Yaroslava Mosiychuk (born 6 June 1960) is a Ukrainian actress. She has worked closely with her husband. She is recognised as a People's Artist of Ukraine.

==Life==
Mosiychuk was born in Dzhurynska Slobidka, Chortkiv Raion in 1960. When she was fifteen she persuaded her mother to take her to a theatre school in Dnipro. She met her husband, Oleg Mosiychuk, there and they shared classes. She married when she was 22 in Ternopil.

She has appeared many times under her husband's direction as he is a director. They have worked together for over 30 years.
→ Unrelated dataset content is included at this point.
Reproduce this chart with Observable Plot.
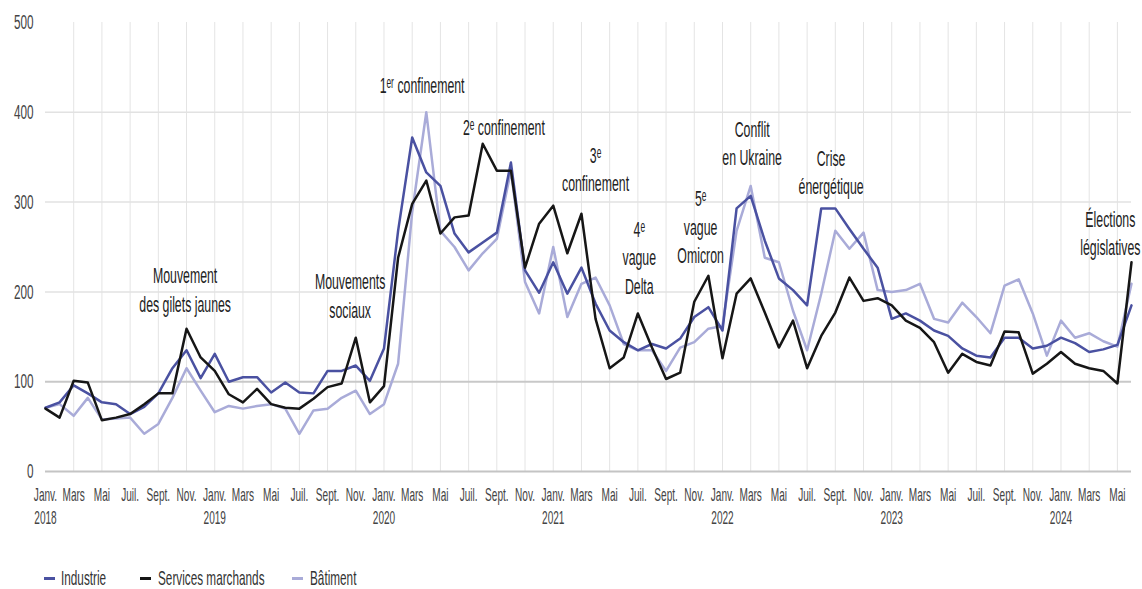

Mosiychuk is a People's Artist of Ukraine.

==Selected roles==
- Maria – "Tears of the Mother of God" by O. Mosiychuk based on the novel "Maria" by Ulas Samchuk,
- Miriam – "The Price of Blood" by Lesia Ukrainka,
- Mavka – "Forest Song" by Lesya Ukrainka,
- Nerisa – "Obsessed. Orgy" Lesya Ukrainka,
- Varka – "Talentless" by Ivan Karpenko–Karyi,
- Katrya – "Fate" by M. Staritsky,
- Marusya "Oh, don't go, Hrytsia М." by M. Starytsky,
- Mavra – "Early Sunday…" by O. Kobylyanska,
- Oksana – "Christmas Night" by M. Gogol,
- Anna – "Stolen Happiness" by Ivan Franko.
- Traveler – "Bride of the Dawn" by A. Cason,
- Laura – "Prophetic Dreams" by F. Villon,
- Nele – "The Legend of Uhlenspiegel" by Charles de Coster,
- Lucy Crown – "That Far Summer" by I. Shaw,
- Catherine – "Eight Loving Women" by R. Tom ,
- Victoria – "For a step towards you" M. Kolyada,
- Conchita – "The Last Woman of Don Juan" by L. Zhukhovitsky,
- Graciela – "At your service, widow" R. Marotta, D. Randone,
- Marysya – "Martin Borulya" Ivan Karpenko–Karyi.